6. On the other hand, the learned counsel for respondent No. 2, Mr. Mehta submitted that no notice was required to be given to the complainant as no notice was given in the trial court also. According to Mr. Mehta, if the complainant was interested to participate in the appeal he himself could have appeared suo motu and there is no provision in Cr.P.C. which required any notice to the complainant.

7. The learned Public Prosecutor, however, supported the arguments advanced by the learned counsel for the appellant that a notice should be given to the complainant or his legal heirs, as the case may be, in case the lower appellate court wanted to reverse the order of the learned Magistrate, for delivery of necklace.

8. I have given my thoughtful consideration on the rival contentions made by the learned counsel. I need not go in detail on merits of the case, as I am of the view that this appeal can be disposed of on a limited question of law that the learned Addl. Sessions Judge committed an error of law in reversing the order for delivery of necklace, which was passed in favour of complainant, without giving him any notice of hearing.

9. In State Bank of India v. Rajendra Kumar Singh (supra), a similar question arose before the Hon’ble Supreme Court as to whether any notice should be issued or a hearing should be given to a party adversely affected. In the aforesaid Supreme Court judgment, the facts of the case were that in a criminal case some Currency Notes of Rs. 21,000/- were seized during the investigation of a criminal case registered under Sections 420, 406 and 120B I.P.C. The learned trial court, in that case, acquitted the accused persons and directed that the currency notes be given to the State Bank of India. Against the order of acquittal, the State of Madhya Pradesh filed the appeal before the Madhya Pradesh High Court and in appeal, the High Court set aside the order of delivery of Currency Notes, which was passed in favour of the Bank and it was ordered that the same be handed over to 1st and 2nd respondent in that appeal.

10. Against the order of delivery of the currency notes, the State Bank of India preferred an appeal before the Hon’ble Supreme Court.

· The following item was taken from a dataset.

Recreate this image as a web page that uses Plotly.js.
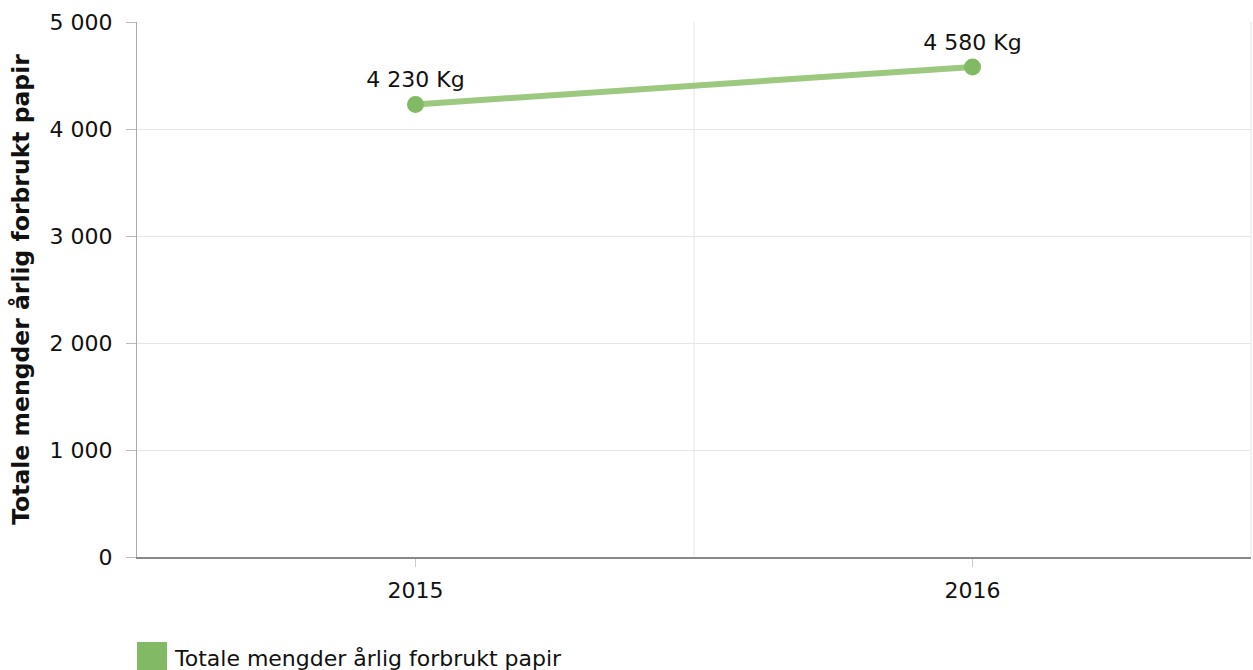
<!DOCTYPE html>
<html>
<head>
<meta charset="utf-8">
<script src="https://cdn.plot.ly/plotly-3.0.1.min.js"></script>
<style>html,body{margin:0;padding:0;background:#fff;}#chart{width:1253px;height:670px;}</style>
</head>
<body>
<div id="chart"></div>
<script>
const categories = ['2015', '2016'];
const values = [4230, 4580];
const labels = ['4 230 Kg', '4 580 Kg'];
const seriesName = 'Totale mengder årlig forbrukt papir';
const yTicks = [0, 1000, 2000, 3000, 4000, 5000];
const yTickText = ['0', '1 000', '2 000', '3 000', '4 000', '5 000'];

const font = {family: 'DejaVu Sans, Verdana, sans-serif', size: 22, color: '#111'};
const idx = categories.map((c, i) => i);

const trace = {
  x: idx, y: values, type: 'scatter', mode: 'lines+markers+text',
  text: labels, textposition: 'top center', textfont: font,
  line: {color: '#9cc97f', width: 6},
  marker: {color: '#82b964', size: 17},
  showlegend: false, hoverinfo: 'x+y', cliponaxis: false
};

const layout = {
  width: 1253, height: 670,
  margin: {l: 137, r: 2, t: 22, b: 113},
  paper_bgcolor: '#fff', plot_bgcolor: '#fff',
  font: font,
  showlegend: false,
  xaxis: {
    range: [-0.5, categories.length - 0.5],
    tickvals: idx, ticktext: categories,
    showgrid: false, zeroline: false,
    showline: true, linecolor: '#888', linewidth: 2,
    ticks: 'outside', ticklen: 8, tickcolor: '#ccc', tickwidth: 1,
    ticklabelstandoff: 5,
    tickfont: font
  },
  yaxis: {
    range: [0, 5000],
    tickvals: yTicks, ticktext: yTickText,
    showgrid: true, gridcolor: '#e6e6e6', gridwidth: 1,
    zeroline: false,
    showline: true, linecolor: '#aaa', linewidth: 1,
    ticks: 'outside', ticklen: 10, tickcolor: '#bbb', tickwidth: 1,
    ticklabelstandoff: 9,
    tickfont: font,
    title: {text: '<b>Totale mengder årlig forbrukt papir</b>', font: {family: font.family, size: 23.5, color: '#111'}, standoff: 13}
  },
  shapes: [
    {type: 'line', xref: 'x', yref: 'paper', x0: 0.5, x1: 0.5, y0: 0, y1: 1, line: {color: '#e6e6e6', width: 1}, layer: 'below'},
    {type: 'line', xref: 'paper', yref: 'paper', x0: 1, x1: 1, y0: 0, y1: 1, line: {color: '#e6e6e6', width: 1}, layer: 'below'},
    {type: 'rect', xref: 'paper', yref: 'paper', x0: 0, x1: 30/1114, y0: -(642-557)/535, y1: -(670-557)/535, fillcolor: '#82b964', line: {width: 0}}
  ],
  annotations: [
    {xref: 'paper', yref: 'paper', x: 35/1114, y: -(658-557)/535, xanchor: 'left', yanchor: 'middle', text: seriesName, showarrow: false, font: font}
  ]
};

Plotly.newPlot('chart', [trace], layout, {displayModeBar: false, staticPlot: true});
</script>
</body>
</html>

The argument before the Hon’ble Supreme Court was that the High Court had reversed the order of the Sessions Judge, directing the return of the currency notes to the Bank without giving any notice and opportunity of being heard to the Bank. The argument was stressed that there was a violation of the principles of natural justice, as such, the order of the High Court, reversing the order of the trial court about delivery of currency notes was illegal.

11. On behalf of the opposite party, a similar contention was raised that there was no provision in Cr.P.C. for giving such notice to the affected parties. The Hon’ble Supreme Court rejected this contention and observed as under (at page SC 403; AIR 1969) :–

“In our opinion, there is no warrant or justification for the argument advanced on behalf of the respondents. It is true that the statute does not expressly require a notice to be issued, or a hearing to be given to the parties adversely affected. But though the statute is silent and does not expressly require issue of any notice there is in the eye of law a necessary implication that the parties adversely affected should be heard before the Court makes an order for return of the seized property.”

12. Hon’ble Supreme Court made the aforesaid observations after considering the various judgments, including the leading case of Cooper v. Wandsworth Board of Works, (1863) 14 CBNS 180.

The Hon’ble Supreme Court then further observed :–

“Applying the principles to the present case it is manifest that the High Court was bound to give notice to the appellant before reversing the order of the Sessions Judge directing the disposal of the property under Section 517 of the Code of Criminal Procedure. As no such notice was given to the appellant, the order of the High Court dated 5th April, 1963 is vitiated in law.”

13. The aforesaid principles equally apply in this case also. As stated above, the trial Magistrate had passed the order in favour of the complainant Kurban Ali regarding delivery of articles including the necklace in question. The said order was reversed by the learned Addl. Sessions Judge in appeal, preferred by respondent Hasanshah, in which no notice was given to Kurban Ali, who was the affected party. Thus the said order of the learned Addl. Sessions Judge is not sustainable on this ground alone.

14. From the above discussions, I am of the considered view that an affected party has a right to be heard in appeal against the order of delivery of property which was passed in his favour by the trial court. If any order is reversed by the appellate court, without any notice to the affected party, it violates the principle of natural justice. In the instant case, trial Magistrate had passed the order of delivery of necklace in favour of the complainant. As such, it was necessary for the appellate court to give a notice and a right of hearing to him, before the said order is reversed.

15. Consequently, the order of the learned Additional Sessions Judge, so far it relates to the delivery of necklace is set aside and the case is remanded to the said court of Additional Sessions Judge, to hear the appeal only on a limited question, about the delivery of necklace, after giving notice and opportunity of hearing to the appellants as well as to the respondent No. 2 Hasanshah.

16. As counsel of both the parties are present before me and in order to avoid further delay it is directed that both the parties shall appear before the learned Additional Sessions Judge, Udaipur on 12-11-90.

17. The record of the case and a copy of the judgment be sent to the said court as early as possible.